Use voltadmin status and Repair Logs
Run voltadmin status
to inspect partition integrity. If inconsistencies appear, check repair.log
under voltdbroot
for command log alignment issues.
Step-by-Step Remediation Plan
- Gracefully shut down all nodes using
voltadmin shutdown --save
- Back up
voltdbroot
directories across all nodes - Delete outdated or partial snapshots and command logs manually
- Start one node with
--repair
and verify cluster state - Bring up other nodes sequentially to allow replay and consensus sync
Best Practices to Prevent Future Failures
- Always use
--blocking
when triggering snapshots to avoid inconsistency - Synchronize system clocks via NTP across the cluster
- Use redundant storage (RAID) and battery-backed write cache for command logs
- Automate snapshot lifecycle management via
cron
or orchestration tools - Enable alerting on rejoin failures and replication lag using VoltDB's Prometheus integration
Architectural Considerations
In systems where VoltDB operates as a real-time decision engine—such as telecom charging platforms or fraud detection systems—cluster recovery speed and accuracy are critical. Poorly timed failovers or misconfigured snapshots can lead to milliseconds of delay that translate into business-critical SLA breaches. Therefore, designing around recovery time objectives (RTO) and recovery point objectives (RPO) is essential. Combining VoltDB with orchestration platforms like Kubernetes requires persistent volumes and pre-stop hooks to ensure clean state preservation.
Conclusion
VoltDB delivers exceptional speed and consistency, but only if operated with careful attention to its recovery and replication internals. Rejoin failures typically stem from snapshot mismanagement, log corruption, or synchronization drift. By enforcing snapshot hygiene, verifying command log integrity, and deploying monitoring for rejoin status, senior engineers can ensure reliable operations in high-throughput environments. Architecting with failover scenarios in mind is not optional—it is foundational to success in VoltDB-powered infrastructures.
FAQs
1. What is the safest way to perform a rolling upgrade on VoltDB?

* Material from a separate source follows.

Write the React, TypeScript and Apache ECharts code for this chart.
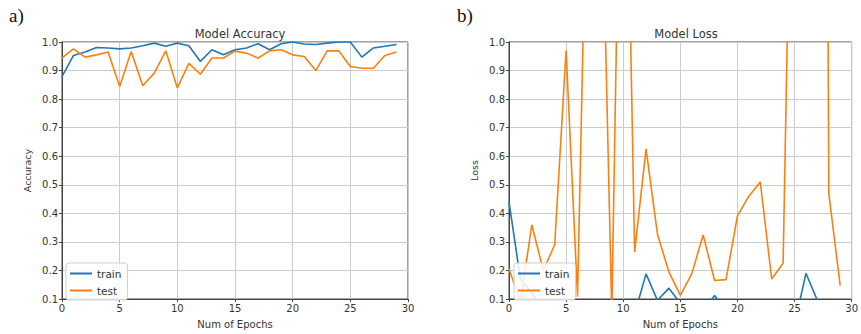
import React, { useEffect, useRef } from "react";
import * as echarts from "echarts";

const epochs = Array.from({ length: 30 }, (_, i) => i);
const accTrain = [0.879, 0.953, 0.965, 0.981, 0.979, 0.976, 0.979, 0.987, 0.996, 0.985, 0.996, 0.987, 0.932, 0.973, 0.955, 0.973, 0.979, 0.994, 0.973, 0.994, 1.0, 0.993, 0.991, 0.996, 1.0, 1.0, 0.947, 0.979, 0.985, 0.991];
const accTest = [0.944, 0.976, 0.947, 0.955, 0.965, 0.844, 0.967, 0.847, 0.891, 0.969, 0.839, 0.925, 0.887, 0.944, 0.944, 0.968, 0.961, 0.944, 0.969, 0.973, 0.955, 0.949, 0.9, 0.969, 0.969, 0.914, 0.908, 0.908, 0.953, 0.965];
const lossTrain = [0.44, 0.17, 0.12, 0.06, 0.06, 0.06, 0.065, 0.055, 0.04, 0.035, 0.04, 0.048, 0.188, 0.095, 0.138, 0.085, 0.06, 0.055, 0.112, 0.06, 0.03, 0.02, 0.025, 0.03, 0.01, 0.01, 0.19, 0.095, 0.04, 0.035];
const lossTest = [0.206, 0.09, 0.36, 0.2, 0.29, 0.97, 0.108, 1.97, 1.8, 0.05, 2.4, 0.265, 0.626, 0.327, 0.195, 0.113, 0.188, 0.324, 0.165, 0.168, 0.391, 0.46, 0.51, 0.17, 0.225, 2.4, 5.0, 9.5, 0.47, 0.147];
const xTicks = [0, 5, 10, 15, 20, 25, 30];
const yTicks = [0.1, 0.2, 0.3, 0.4, 0.5, 0.6, 0.7, 0.8, 0.9, 1.0];

const BLUE = "#1f77b4";
const ORANGE = "#ff7f0e";
const FONT = "DejaVu Sans";

export default function App() {
  const ref = useRef<HTMLDivElement>(null);
  useEffect(() => {
    if (!ref.current) return;
    const chart = echarts.init(ref.current, null, { renderer: "svg" });
    const grids = [
      { left: 62, right: 453, top: 42, bottom: 34 },
      { left: 509, right: 7, top: 42, bottom: 34 },
    ];
    const xAxisBase = (gi: number) => ({
      type: "value",
      gridIndex: gi,
      min: xTicks[0],
      max: xTicks[xTicks.length - 1],
      interval: 5,
      name: "Num of Epochs",
      nameLocation: "middle",
      nameGap: 20,
      nameTextStyle: { fontFamily: FONT, fontSize: 10, color: "#333" },
      axisLine: { show: true, onZero: false, lineStyle: { color: "#444", width: 1 } },
      axisTick: { show: true, length: 3, lineStyle: { color: "#444" } },
      axisLabel: { fontFamily: FONT, fontSize: 10, color: "#333", margin: 4 },
      splitLine: { show: true, lineStyle: { color: "#cccccc", width: 1 } },
    });
    const yAxisBase = (gi: number, name: string) => ({
      type: "value",
      gridIndex: gi,
      min: yTicks[0],
      max: yTicks[yTicks.length - 1],
      interval: 0.1,
      name,
      nameLocation: "middle",
      nameGap: 30,
      nameTextStyle: { fontFamily: FONT, fontSize: 9.5, color: "#333" },
      axisLine: { show: true, lineStyle: { color: "#444", width: 1 } },
      axisTick: { show: true, length: 3, lineStyle: { color: "#444" } },
      axisLabel: {
        fontFamily: FONT,
        fontSize: 10,
        color: "#333",
        margin: 4,
        formatter: (v: number) => v.toFixed(1),
      },
      splitLine: { show: true, lineStyle: { color: "#cccccc", width: 1 } },
    });
    const mk = (name: string, gi: number, data: number[], color: string) => ({
      type: "line",
      name,
      xAxisIndex: gi,
      yAxisIndex: gi,
      data: epochs.map((e, i) => [e, data[i]]),
      symbol: "none",
      clip: true,
      lineStyle: { color, width: 1.6 },
      itemStyle: { color },
    });
    const legendBase = (left: number) => ({
      orient: "vertical",
      left,
      top: 263,
      data: ["train", "test"],
      icon: "rect",
      itemWidth: 22,
      itemHeight: 2,
      itemGap: 6,
      padding: [5, 6, 4, 4],
      borderColor: "#d0d0d0",
      borderWidth: 1,
      borderRadius: 3,
      backgroundColor: "rgba(255,255,255,0.85)",
      textStyle: { fontFamily: FONT, fontSize: 10.5, color: "#333" },
      selectedMode: false,
    });
    chart.setOption({
      animation: false,
      backgroundColor: "#fff",
      title: [
        {
          text: "Model Accuracy",
          left: 235,
          top: 23,
          textAlign: "center",
          textStyle: { fontFamily: FONT, fontSize: 11.5, fontWeight: "normal", color: "#333" },
        },
        {
          text: "Model Loss",
          left: 681,
          top: 23,
          textAlign: "center",
          textStyle: { fontFamily: FONT, fontSize: 11.5, fontWeight: "normal", color: "#333" },
        },
      ],
      grid: grids.map((g) => ({ ...g, show: true, borderColor: "#444", borderWidth: 1, backgroundColor: "transparent" })),
      xAxis: [xAxisBase(0), xAxisBase(1)],
      yAxis: [yAxisBase(0, "Accuracy"), yAxisBase(1, "Loss")],
      legend: [legendBase(66), legendBase(514)],
      series: [
        mk("train", 0, accTrain, BLUE),
        mk("test", 0, accTest, ORANGE),
        mk("train", 1, lossTrain, BLUE),
        mk("test", 1, lossTest, ORANGE),
      ],
      graphic: [
        {
          type: "text",
          left: 9,
          top: 6,
          style: { text: "a)", fontFamily: "Liberation Serif", fontSize: 19, fill: "#111" },
        },
        {
          type: "text",
          left: 457,
          top: 6,
          style: { text: "b)", fontFamily: "Liberation Serif", fontSize: 19, fill: "#111" },
        },
      ],
    });
    return () => chart.dispose();
  }, []);
  return <div ref={ref} style={{ width: 861, height: 334, position: "absolute", left: 0, top: 0 }} />;
}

Ensure all nodes are snapshot-consistent using voltadmin save --blocking
, then upgrade one node at a time using the same configuration and topology file.

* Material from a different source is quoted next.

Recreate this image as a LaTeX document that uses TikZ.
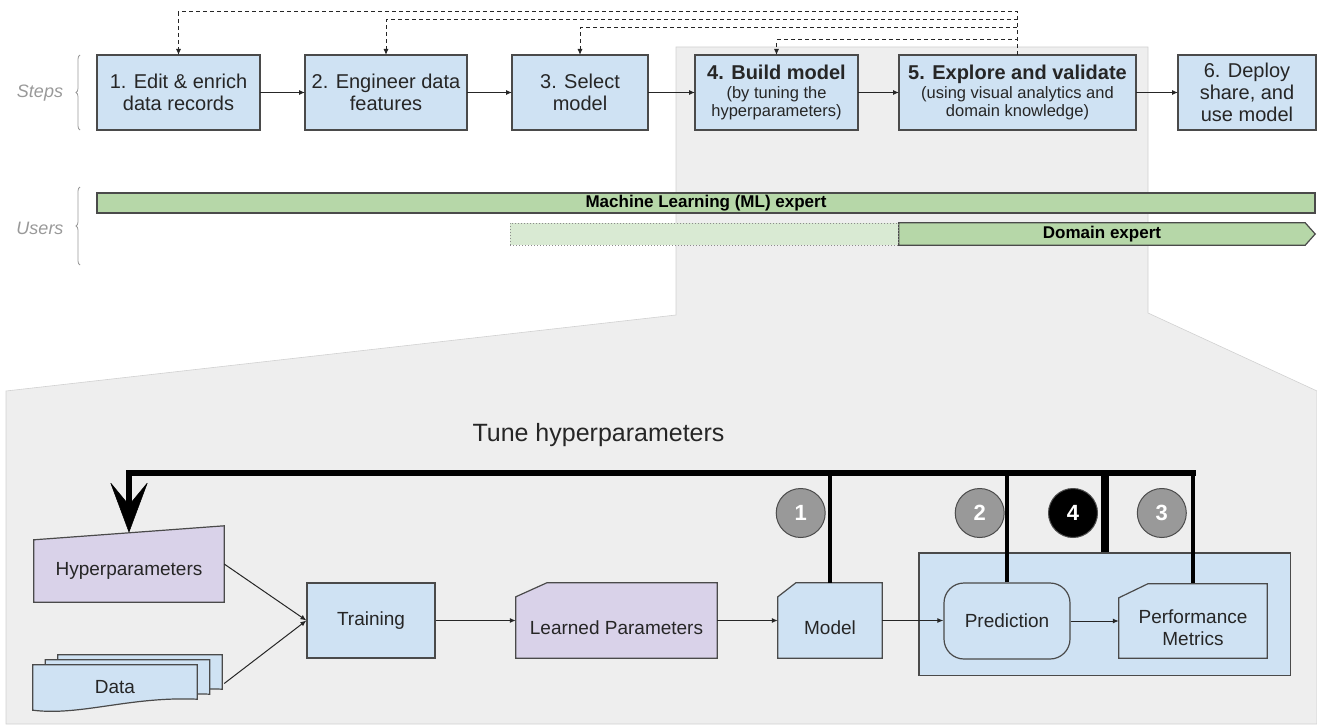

2. How can I detect snapshot misalignment?
Use exec @SnapshotStatus
and compare snapshot timestamps. Nodes should report identical snapshot versions and ages.

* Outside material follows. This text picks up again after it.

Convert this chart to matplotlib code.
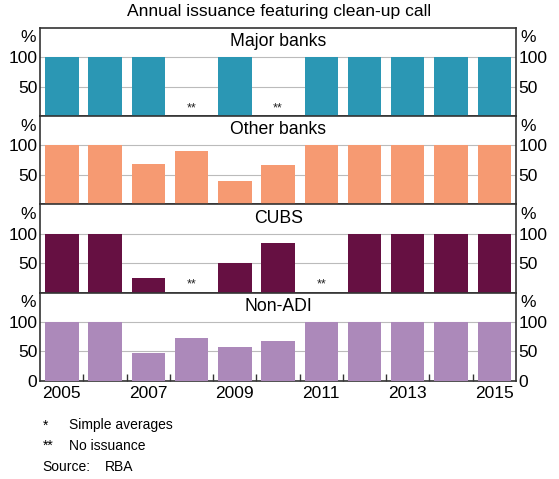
import numpy as np
import matplotlib
matplotlib.use("Agg")
import matplotlib.pyplot as plt
from matplotlib.ticker import FixedLocator

plt.rcParams['font.family'] = ['Liberation Sans', 'DejaVu Sans']

years = list(range(2005, 2016))
panels = ['Major banks', 'Other banks', 'CUBS', 'Non-ADI']
major_banks = [100, 100, 100, np.nan, 100, np.nan, 100, 100, 100, 100, 100]
other_banks = [100, 100, 69, 90, 40, 67, 100, 100, 100, 100, 100]
cubs = [100, 100, 25, np.nan, 50, 84, np.nan, 100, 100, 100, 100]
non_adi = [100, 100, 48, 72, 58, 68, 100, 100, 100, 100, 100]
series = [major_banks, other_banks, cubs, non_adi]
colors = ['#2b97b4', '#f69a72', '#661042', '#ac89ba']

fig, axes = plt.subplots(4, 1, figsize=(5.59, 4.79), dpi=100, sharex=True)
fig.subplots_adjust(left=0.072, right=0.923, top=0.942, bottom=0.205, hspace=0)

fs = 12.5
for i, ax in enumerate(axes):
    vals = np.array(series[i], dtype=float)
    ax.bar(years, vals, width=0.77, color=colors[i], zorder=3)
    # no-issuance markers
    for y, v in zip(years, vals):
        if np.isnan(v):
            ax.text(y, 3, '**', ha='center', va='bottom', fontsize=9, color='#222222')
    ax.set_xlim(2004.5, 2015.5)
    ax.set_ylim(0, 150)
    ticks = [0, 50, 100] if i == 3 else [50, 100]
    ax.set_yticks(ticks)
    ax.yaxis.grid(True, color='#bbbbbb', linewidth=0.8, zorder=0)
    ax.tick_params(axis='y', length=0, labelsize=fs, pad=2,
                   left=True, right=True, labelleft=True, labelright=True)
    ax.text(0.5, 0.94, panels[i], transform=ax.transAxes, ha='center', va='top', fontsize=12.7)
    ax.text(-0.01, 0.97, '%', transform=ax.transAxes, ha='right', va='top', fontsize=fs)
    ax.text(1.01, 0.97, '%', transform=ax.transAxes, ha='left', va='top', fontsize=fs)
    for s in ax.spines.values():
        s.set_color('#333333')
        s.set_linewidth(1.2)
    ax.tick_params(axis='x', which='both', bottom=False, labelbottom=False)

ax = axes[-1]
ax.xaxis.set_major_locator(FixedLocator(years[::2]))
ax.xaxis.set_minor_locator(FixedLocator([y + 0.5 for y in years[:-1]]))
ax.tick_params(axis='x', which='major', bottom=True, length=0, labelbottom=True, labelsize=fs, pad=4)
ax.tick_params(axis='x', which='minor', bottom=True, direction='in', length=5, width=1, color='#333333')

fig.text(0.5, 0.975, 'Annual issuance featuring clean-up call', ha='center', va='center', fontsize=12.6)

fig.text(0.076, 0.112, '*', fontsize=10, va='center')
fig.text(0.124, 0.112, 'Simple averages', fontsize=10, va='center')
fig.text(0.076, 0.069, '**', fontsize=10, va='center')
fig.text(0.124, 0.069, 'No issuance', fontsize=10, va='center')
fig.text(0.076, 0.026, 'Source:', fontsize=10, va='center')
fig.text(0.188, 0.026, 'RBA', fontsize=10, va='center')

fig.savefig('out.png', dpi=100)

3. Can VoltDB recover from corrupted command logs automatically?
No. If command logs are corrupted, manual deletion and snapshot recovery is required. Always verify storage health regularly.
4. Why does my cluster stall during rejoin?
Stalling often occurs due to log replay conflicts or outdated snapshots. It can also result from quorum loss or clock drift preventing consensus.
5. Should I use external replication for DR in VoltDB?
Yes. For disaster recovery, external replication to another VoltDB cluster provides isolation and fast switchover. Ensure target cluster mirrors schema and config.